- **THE PROBLEM**
Nothing outside the lines from the one containing "Write the matplotlib code for this chart." through the one containing "0.187, 0.401, 0.242]" should be copied, and no pictures either. Copy those lines exactly.

- **ROWS**
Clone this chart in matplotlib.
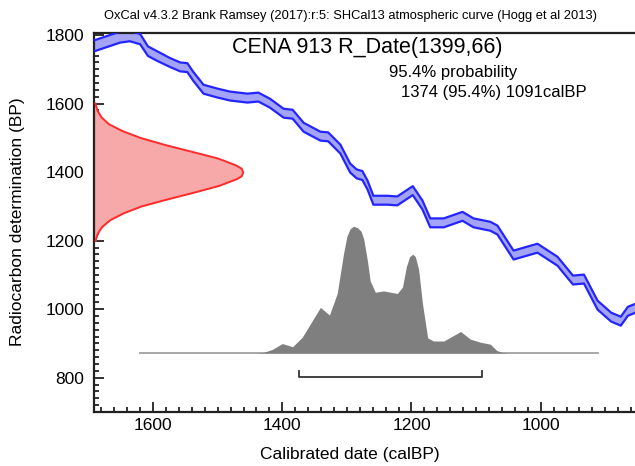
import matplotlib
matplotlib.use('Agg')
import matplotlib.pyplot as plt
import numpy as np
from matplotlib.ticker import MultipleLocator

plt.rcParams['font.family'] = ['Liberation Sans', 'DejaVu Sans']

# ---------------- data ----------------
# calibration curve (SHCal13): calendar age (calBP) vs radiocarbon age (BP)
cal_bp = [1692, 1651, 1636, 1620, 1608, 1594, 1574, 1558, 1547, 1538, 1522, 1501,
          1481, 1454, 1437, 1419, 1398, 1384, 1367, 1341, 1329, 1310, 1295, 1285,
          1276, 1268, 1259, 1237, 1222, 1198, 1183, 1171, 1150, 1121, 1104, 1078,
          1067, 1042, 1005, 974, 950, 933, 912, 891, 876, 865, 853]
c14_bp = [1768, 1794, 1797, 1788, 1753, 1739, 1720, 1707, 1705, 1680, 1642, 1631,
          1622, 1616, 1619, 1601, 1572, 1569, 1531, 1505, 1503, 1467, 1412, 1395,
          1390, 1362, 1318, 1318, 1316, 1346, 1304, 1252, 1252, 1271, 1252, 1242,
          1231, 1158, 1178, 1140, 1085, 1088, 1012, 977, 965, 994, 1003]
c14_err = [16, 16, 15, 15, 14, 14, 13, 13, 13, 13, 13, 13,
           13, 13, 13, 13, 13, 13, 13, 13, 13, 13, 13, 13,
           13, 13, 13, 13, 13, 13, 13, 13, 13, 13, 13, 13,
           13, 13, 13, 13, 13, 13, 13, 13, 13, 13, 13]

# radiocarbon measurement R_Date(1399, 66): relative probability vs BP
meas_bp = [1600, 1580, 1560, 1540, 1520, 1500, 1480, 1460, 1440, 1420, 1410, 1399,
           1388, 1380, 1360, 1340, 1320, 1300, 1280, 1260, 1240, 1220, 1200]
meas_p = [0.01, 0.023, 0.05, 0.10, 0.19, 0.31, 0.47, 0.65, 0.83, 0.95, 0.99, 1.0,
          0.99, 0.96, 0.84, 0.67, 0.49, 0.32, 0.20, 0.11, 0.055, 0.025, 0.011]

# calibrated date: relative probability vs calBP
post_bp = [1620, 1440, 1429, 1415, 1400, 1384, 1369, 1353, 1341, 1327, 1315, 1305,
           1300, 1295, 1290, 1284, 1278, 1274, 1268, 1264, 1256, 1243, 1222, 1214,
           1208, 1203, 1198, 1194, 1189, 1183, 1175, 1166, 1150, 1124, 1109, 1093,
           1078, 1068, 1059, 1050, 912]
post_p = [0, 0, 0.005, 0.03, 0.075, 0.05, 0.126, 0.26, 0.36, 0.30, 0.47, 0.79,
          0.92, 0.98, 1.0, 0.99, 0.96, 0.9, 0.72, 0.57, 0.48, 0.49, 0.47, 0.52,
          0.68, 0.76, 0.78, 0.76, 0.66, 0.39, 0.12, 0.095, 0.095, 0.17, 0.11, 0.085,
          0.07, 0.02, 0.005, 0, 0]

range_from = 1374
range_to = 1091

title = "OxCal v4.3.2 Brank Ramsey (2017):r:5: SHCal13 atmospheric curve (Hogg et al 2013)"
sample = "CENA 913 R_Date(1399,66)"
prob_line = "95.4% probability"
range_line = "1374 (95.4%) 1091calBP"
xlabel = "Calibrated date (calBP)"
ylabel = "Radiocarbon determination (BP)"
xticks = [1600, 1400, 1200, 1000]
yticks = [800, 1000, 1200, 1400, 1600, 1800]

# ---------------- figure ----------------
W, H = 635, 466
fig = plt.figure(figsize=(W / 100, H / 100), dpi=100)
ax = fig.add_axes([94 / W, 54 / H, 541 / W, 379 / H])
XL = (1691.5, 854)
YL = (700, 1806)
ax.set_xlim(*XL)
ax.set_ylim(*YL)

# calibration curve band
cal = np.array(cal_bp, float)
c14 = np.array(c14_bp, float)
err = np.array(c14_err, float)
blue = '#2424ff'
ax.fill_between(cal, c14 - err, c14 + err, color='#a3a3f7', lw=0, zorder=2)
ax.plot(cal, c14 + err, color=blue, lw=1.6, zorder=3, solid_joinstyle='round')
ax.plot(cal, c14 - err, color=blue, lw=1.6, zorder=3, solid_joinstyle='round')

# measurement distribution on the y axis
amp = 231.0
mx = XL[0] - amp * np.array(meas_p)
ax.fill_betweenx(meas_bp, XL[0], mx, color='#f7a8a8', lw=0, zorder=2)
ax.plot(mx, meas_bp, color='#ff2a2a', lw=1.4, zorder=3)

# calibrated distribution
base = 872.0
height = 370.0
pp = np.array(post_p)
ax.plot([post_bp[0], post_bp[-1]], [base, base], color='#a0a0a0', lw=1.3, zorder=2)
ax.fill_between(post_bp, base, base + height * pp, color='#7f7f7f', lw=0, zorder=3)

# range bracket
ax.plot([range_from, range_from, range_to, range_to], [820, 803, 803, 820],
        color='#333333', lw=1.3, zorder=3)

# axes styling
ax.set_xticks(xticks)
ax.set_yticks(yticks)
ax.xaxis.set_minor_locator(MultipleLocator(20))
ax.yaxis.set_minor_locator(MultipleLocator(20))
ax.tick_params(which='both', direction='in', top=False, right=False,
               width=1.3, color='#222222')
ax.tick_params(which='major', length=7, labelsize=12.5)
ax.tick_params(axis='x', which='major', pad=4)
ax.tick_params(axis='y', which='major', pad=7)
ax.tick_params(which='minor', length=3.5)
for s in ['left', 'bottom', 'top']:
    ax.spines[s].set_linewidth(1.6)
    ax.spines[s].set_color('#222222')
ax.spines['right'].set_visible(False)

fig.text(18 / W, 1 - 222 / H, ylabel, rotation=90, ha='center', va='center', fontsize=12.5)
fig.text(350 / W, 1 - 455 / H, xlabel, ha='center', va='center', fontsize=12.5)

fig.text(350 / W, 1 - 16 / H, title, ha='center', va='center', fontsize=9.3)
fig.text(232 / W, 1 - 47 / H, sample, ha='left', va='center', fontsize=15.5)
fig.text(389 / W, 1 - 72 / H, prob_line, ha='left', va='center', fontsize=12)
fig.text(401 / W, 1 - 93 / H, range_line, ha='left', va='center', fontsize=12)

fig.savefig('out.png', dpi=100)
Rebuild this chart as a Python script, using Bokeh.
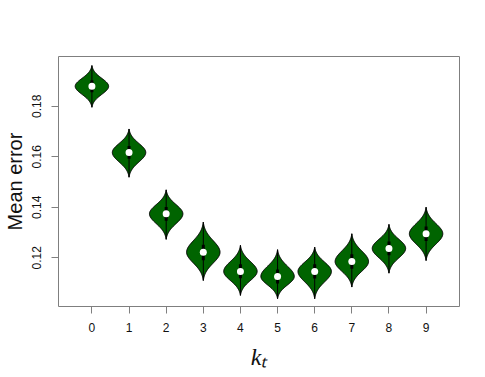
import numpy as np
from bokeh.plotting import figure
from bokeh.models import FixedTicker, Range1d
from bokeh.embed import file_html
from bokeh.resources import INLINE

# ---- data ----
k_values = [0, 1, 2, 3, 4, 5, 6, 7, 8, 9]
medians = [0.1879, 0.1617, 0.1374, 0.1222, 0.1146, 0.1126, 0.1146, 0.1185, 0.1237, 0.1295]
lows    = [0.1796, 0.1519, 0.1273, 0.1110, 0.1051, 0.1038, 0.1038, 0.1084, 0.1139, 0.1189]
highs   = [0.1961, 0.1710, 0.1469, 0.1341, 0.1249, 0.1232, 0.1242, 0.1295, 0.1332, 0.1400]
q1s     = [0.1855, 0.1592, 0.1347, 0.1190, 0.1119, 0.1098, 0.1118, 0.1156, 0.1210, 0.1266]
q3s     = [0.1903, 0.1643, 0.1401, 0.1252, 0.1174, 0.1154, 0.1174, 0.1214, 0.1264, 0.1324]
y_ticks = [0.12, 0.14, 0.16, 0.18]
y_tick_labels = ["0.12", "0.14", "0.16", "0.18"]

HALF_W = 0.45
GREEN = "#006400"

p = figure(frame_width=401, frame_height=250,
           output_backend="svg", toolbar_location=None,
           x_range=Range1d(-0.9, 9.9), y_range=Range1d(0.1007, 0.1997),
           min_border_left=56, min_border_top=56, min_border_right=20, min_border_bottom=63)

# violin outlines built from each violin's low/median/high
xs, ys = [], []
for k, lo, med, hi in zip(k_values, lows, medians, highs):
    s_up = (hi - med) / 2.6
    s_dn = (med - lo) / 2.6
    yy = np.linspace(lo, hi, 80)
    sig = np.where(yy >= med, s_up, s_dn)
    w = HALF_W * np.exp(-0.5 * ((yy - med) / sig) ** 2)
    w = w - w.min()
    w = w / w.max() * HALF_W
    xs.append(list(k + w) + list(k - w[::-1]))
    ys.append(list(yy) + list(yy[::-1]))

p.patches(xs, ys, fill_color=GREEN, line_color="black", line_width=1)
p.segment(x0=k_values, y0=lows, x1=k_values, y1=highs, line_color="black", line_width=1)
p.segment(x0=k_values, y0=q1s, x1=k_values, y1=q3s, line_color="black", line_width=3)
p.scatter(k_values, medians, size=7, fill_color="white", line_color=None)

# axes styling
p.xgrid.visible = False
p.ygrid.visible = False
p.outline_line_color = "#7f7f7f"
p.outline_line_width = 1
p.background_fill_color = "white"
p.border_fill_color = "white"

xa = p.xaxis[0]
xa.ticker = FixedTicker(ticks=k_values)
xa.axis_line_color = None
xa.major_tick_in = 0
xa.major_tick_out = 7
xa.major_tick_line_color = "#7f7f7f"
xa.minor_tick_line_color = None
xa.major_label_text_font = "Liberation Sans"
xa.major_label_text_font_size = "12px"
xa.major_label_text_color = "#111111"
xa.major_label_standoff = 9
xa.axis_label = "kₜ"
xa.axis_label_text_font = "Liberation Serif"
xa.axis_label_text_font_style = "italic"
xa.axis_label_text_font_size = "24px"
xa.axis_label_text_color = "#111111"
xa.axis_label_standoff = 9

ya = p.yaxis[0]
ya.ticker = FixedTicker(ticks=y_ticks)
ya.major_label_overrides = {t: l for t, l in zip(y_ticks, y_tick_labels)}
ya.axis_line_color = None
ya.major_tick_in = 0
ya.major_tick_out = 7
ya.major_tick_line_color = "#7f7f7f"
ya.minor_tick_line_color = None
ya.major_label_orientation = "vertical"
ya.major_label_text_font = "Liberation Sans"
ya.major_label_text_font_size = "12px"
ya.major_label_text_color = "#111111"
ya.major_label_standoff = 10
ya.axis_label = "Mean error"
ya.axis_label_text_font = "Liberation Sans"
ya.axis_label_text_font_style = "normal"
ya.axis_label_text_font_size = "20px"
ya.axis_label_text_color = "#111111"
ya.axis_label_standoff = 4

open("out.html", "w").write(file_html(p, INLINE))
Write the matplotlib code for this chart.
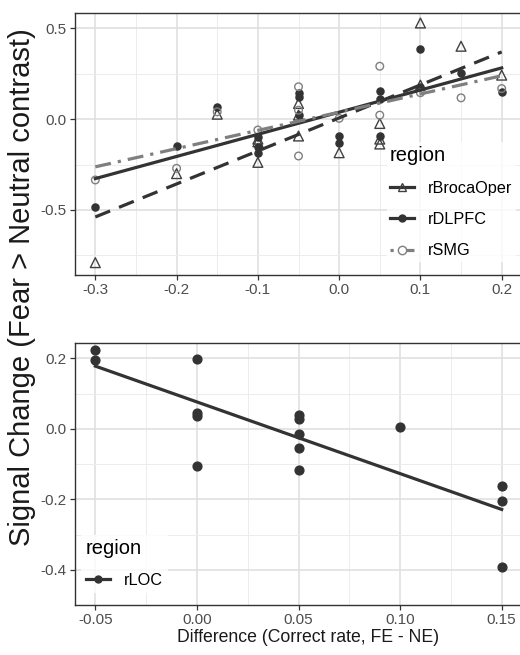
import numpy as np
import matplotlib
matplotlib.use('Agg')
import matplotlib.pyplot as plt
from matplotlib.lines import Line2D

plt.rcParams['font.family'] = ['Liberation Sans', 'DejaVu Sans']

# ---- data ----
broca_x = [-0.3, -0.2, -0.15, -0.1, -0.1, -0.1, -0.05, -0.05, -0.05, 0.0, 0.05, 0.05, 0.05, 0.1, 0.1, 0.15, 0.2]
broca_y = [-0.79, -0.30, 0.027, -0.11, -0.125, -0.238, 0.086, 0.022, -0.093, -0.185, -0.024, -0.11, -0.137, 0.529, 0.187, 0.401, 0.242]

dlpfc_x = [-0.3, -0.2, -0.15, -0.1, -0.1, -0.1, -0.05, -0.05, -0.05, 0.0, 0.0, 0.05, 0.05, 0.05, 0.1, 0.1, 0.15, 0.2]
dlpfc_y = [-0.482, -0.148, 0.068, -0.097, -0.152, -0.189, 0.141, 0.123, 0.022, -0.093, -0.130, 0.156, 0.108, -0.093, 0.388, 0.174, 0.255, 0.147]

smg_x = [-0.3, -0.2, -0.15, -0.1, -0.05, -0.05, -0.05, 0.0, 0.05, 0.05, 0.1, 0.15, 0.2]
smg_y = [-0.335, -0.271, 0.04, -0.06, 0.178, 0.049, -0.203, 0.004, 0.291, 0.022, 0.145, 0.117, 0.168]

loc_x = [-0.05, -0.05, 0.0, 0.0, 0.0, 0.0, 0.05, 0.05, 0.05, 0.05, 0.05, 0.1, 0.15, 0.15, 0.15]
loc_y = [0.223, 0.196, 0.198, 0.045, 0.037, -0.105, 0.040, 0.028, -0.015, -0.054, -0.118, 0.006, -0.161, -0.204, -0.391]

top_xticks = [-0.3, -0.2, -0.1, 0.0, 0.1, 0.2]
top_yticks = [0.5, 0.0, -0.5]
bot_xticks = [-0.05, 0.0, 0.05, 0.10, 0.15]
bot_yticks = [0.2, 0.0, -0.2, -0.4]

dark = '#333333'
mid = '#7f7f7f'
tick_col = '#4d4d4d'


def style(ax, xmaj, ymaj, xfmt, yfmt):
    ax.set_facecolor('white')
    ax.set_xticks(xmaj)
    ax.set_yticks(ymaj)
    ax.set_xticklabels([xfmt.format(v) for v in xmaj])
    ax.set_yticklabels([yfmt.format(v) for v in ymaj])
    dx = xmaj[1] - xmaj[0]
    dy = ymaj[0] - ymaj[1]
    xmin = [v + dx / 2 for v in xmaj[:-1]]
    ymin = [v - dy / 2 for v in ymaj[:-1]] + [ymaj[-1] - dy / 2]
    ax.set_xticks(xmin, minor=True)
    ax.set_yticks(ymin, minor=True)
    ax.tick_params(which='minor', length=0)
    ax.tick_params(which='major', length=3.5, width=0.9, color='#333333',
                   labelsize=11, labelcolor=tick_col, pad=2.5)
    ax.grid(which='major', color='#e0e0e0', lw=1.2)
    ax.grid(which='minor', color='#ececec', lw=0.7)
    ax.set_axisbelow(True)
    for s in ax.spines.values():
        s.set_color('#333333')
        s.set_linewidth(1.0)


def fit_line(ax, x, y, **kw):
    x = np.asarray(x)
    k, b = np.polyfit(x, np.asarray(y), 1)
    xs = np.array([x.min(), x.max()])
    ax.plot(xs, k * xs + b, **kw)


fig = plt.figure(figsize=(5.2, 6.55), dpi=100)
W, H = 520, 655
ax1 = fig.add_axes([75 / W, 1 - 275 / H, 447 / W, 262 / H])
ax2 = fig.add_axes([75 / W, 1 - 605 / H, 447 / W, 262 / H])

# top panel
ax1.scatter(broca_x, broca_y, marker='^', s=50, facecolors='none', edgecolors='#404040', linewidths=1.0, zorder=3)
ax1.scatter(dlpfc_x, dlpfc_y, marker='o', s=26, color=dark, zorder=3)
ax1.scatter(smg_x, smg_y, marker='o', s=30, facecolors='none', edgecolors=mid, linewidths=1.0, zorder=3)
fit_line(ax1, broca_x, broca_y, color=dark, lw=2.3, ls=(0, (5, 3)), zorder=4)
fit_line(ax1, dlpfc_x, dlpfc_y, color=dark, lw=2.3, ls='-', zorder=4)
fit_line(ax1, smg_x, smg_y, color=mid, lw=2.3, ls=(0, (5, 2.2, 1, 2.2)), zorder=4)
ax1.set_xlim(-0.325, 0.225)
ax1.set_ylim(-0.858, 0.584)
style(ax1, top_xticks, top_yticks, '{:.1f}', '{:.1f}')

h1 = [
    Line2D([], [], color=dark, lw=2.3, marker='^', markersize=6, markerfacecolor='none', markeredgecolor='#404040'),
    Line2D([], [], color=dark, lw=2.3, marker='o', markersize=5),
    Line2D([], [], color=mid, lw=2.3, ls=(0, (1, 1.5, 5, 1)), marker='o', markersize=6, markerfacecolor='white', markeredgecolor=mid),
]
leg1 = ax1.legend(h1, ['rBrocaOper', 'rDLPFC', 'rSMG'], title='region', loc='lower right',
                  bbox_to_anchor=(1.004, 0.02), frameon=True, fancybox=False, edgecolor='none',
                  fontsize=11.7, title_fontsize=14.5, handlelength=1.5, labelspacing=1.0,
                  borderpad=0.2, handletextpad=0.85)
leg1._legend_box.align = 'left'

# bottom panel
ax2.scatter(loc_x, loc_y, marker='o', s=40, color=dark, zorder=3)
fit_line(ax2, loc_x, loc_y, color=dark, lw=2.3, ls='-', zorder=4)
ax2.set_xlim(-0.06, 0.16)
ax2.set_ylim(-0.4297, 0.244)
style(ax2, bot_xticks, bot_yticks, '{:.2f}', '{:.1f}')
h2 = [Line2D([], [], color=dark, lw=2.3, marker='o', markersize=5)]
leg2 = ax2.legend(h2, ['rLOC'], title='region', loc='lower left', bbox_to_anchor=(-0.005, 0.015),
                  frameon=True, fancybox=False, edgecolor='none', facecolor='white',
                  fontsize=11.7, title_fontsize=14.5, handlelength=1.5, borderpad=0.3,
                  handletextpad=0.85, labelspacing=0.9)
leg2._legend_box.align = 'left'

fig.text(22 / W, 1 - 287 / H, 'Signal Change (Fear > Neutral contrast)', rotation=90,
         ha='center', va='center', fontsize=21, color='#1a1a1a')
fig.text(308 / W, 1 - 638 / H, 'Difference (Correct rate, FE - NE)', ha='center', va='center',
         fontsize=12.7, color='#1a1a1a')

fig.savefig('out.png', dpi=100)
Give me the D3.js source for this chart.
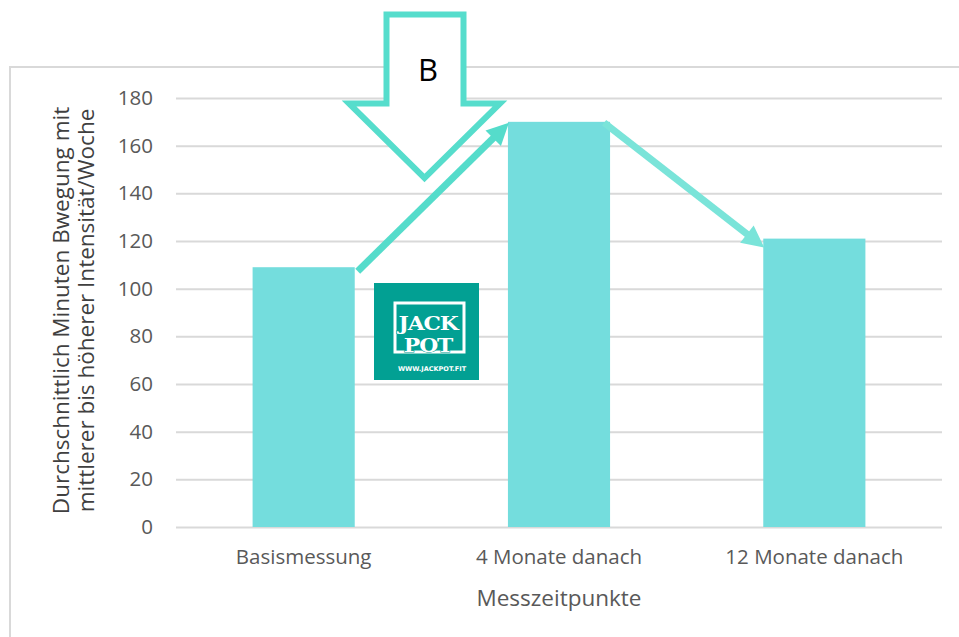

- **SOLUTION TO THIS EXERCISE**
Write the matplotlib code for this chart.
import numpy as np
import matplotlib
matplotlib.use('Agg')
import matplotlib.pyplot as plt
from matplotlib.lines import Line2D

plt.rcParams['font.family'] = ['Liberation Sans', 'DejaVu Sans']

# ---- data ----
broca_x = [-0.3, -0.2, -0.15, -0.1, -0.1, -0.1, -0.05, -0.05, -0.05, 0.0, 0.05, 0.05, 0.05, 0.1, 0.1, 0.15, 0.2]
broca_y = [-0.79, -0.30, 0.027, -0.11, -0.125, -0.238, 0.086, 0.022, -0.093, -0.185, -0.024, -0.11, -0.137, 0.529, 0.187, 0.401, 0.242]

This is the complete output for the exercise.